No project has been carried out in any of the two chiefdoms; neither has the company paid the land rental fees owed the community.
The shouts of happiness across the community in 2011 have now changed to chants of sadness and anger.
“I feel very bad because I was advocating for the forest to be given to LTTC,” says Joseph Quikpeyee, who helped seal the deal with the company, “but they made us shame.”
“We are just here like people that are in jail,” says Neasiah Goanue, 49, resident of Nedononwein in Doru Chiefdom.
“Look at these children that are passing and floating all around,” he adds, pointing at several children playing nearby. “[There are] no schools for them. Nothing they are achieving from here. What will make this place to develop when nobody from here is going to school?”
LTTC in September 2016 embarked upon a school project in Nedononwein after a meeting with townspeople.
Contractors were hired and some building materials were brought, but then it all went back to square-one. Ten bundles of 14-gauge zinc and 50 pieces of ceiling tiles lay in Quikpeyee’s house.
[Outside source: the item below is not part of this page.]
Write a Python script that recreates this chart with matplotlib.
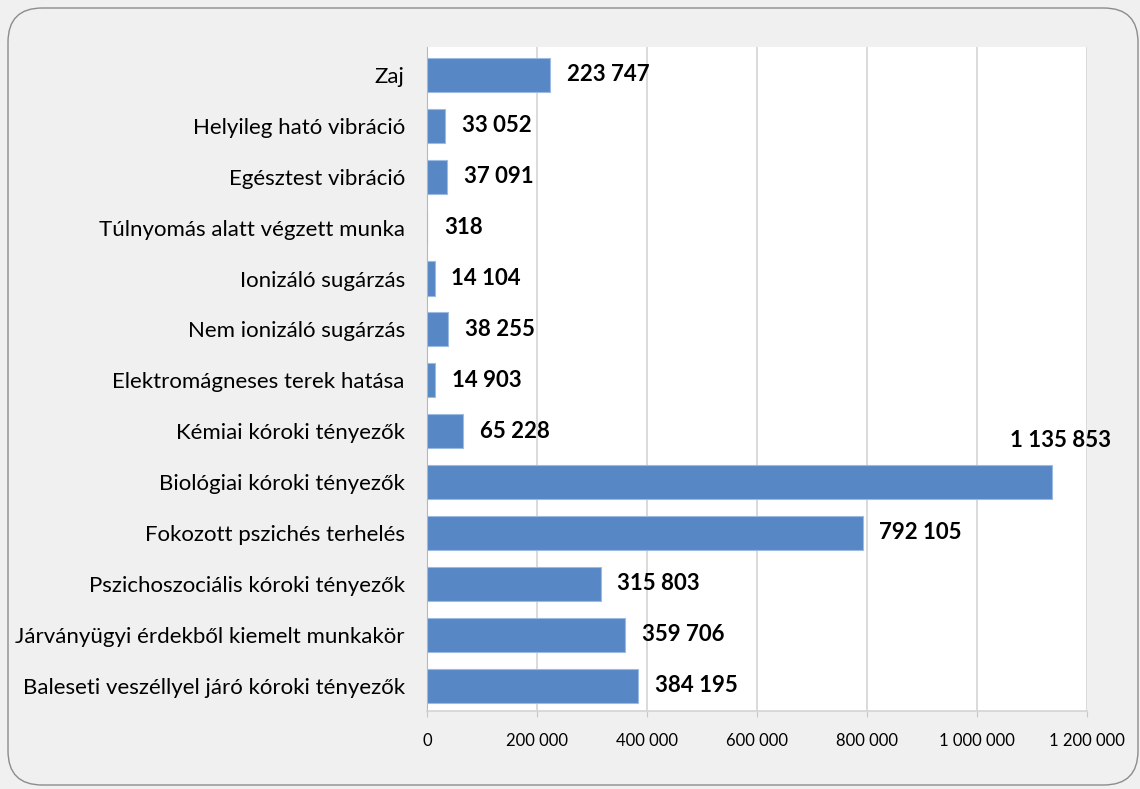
import matplotlib.pyplot as plt
from matplotlib.patches import FancyBboxPatch
from matplotlib.ticker import FuncFormatter

categories = [
    "Zaj",
    "Helyileg ható vibráció",
    "Egésztest vibráció",
    "Túlnyomás alatt végzett munka",
    "Ionizáló sugárzás",
    "Nem ionizáló sugárzás",
    "Elektromágneses terek hatása",
    "Kémiai kóroki tényezők",
    "Biológiai kóroki tényezők",
    "Fokozott pszichés terhelés",
    "Pszichoszociális kóroki tényezők",
    "Járványügyi érdekből kiemelt munkakör",
    "Baleseti veszéllyel járó kóroki tényezők",
]
values = [223747, 33052, 37091, 318, 14104, 38255, 14903, 65228,
          1135853, 792105, 315803, 359706, 384195]
x_ticks = [0, 200000, 400000, 600000, 800000, 1000000, 1200000]


def fmt(v):
    return f"{v:,}".replace(",", " ")


plt.rcParams['font.family'] = ['Lato', 'DejaVu Sans']

fig = plt.figure(figsize=(11.4, 7.89), dpi=100)
fig.patch.set_facecolor('#f0f0f0')

# rounded frame around the whole chart
frame = FancyBboxPatch((8 / 1140, 4 / 789), 1130 / 1140, 777 / 789,
                       boxstyle="round,pad=0,rounding_size=0.03",
                       transform=fig.transFigure, facecolor='none',
                       edgecolor='#8c8c8c', linewidth=1.0, mutation_aspect=1140 / 789)
fig.patches.append(frame)

ax = fig.add_axes([427 / 1140, 1 - 711 / 789, 660 / 1140, 664 / 789])
ax.set_facecolor('white')

ypos = list(range(len(categories)))
ax.barh(ypos, values, height=0.67, color='#5787c5', edgecolor='#9dbbe2', linewidth=0.8, zorder=3)

for i, v in enumerate(values):
    if v > 1000000:
        ax.annotate(fmt(v), (v, i), xytext=(6, 30), textcoords='offset points',
                    ha='center', va='center', fontsize=16, fontweight='bold')
    else:
        ax.annotate(fmt(v), (v, i), xytext=(12, 0), textcoords='offset points',
                    ha='left', va='center', fontsize=16, fontweight='bold')

ax.set_yticks(ypos)
ax.set_yticklabels(categories, fontsize=16)
ax.set_ylim(12.5, -0.55)
ax.set_xlim(0, 1200000)
ax.set_xticks(x_ticks)
ax.xaxis.set_major_formatter(FuncFormatter(lambda v, p: fmt(int(v))))
ax.tick_params(axis='x', labelsize=12, length=4, color='#c8c8c8', pad=12)
ax.tick_params(axis='y', length=0, pad=16)

ax.grid(axis='x', color='#d4d4d4', linewidth=1.2, zorder=0)
for s in ['top', 'right']:
    ax.spines[s].set_visible(False)
ax.spines['left'].set_color('#b8b8b8')
ax.spines['bottom'].set_color('#d4d4d4')
ax.spines['bottom'].set_linewidth(1.2)

fig.savefig('out.png', dpi=100, facecolor=fig.get_facecolor())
“They told us to clean the spot and we cleaned the spot. We donated some money and chicken [for the workers] but since they left from here they have not been back here,” explains Sam Flahn, Town Chief of Nedononwein, who was chosen to supervise the 10-classroom-building project.
Contractors hired to construct pit latrines and hand pumps to complement the school building also abandoned the project over funds.
“I needed four rods and four pipes to complete the hand pumps but they did not give me it,” says John Debbah of the construction firm Agency for War-affected Liberians on the Roberts International Airport highway. “So I credited money and left from the town with my men.”
“They don’t want to build the school,” Town Chief Flahn laments. All of our children wake up in the morning and go to the farm or on the goldfield, no training, no school, nothing,” Four of his six children live in Nedononwein. Two—18 and 22—are artisan miners, while the other two—32 and 35—are a motorcyclist and a hunter, respectively.
“No [school is] in my town now,” says Ojuku Zarkawhea, resident of Zeewroh Town in Gbi Chiefdom. He has six children and none but one of them is in school. The one that goes to school lives in Tappita with his sister, a nine-hour walk from his Zeewroh Town.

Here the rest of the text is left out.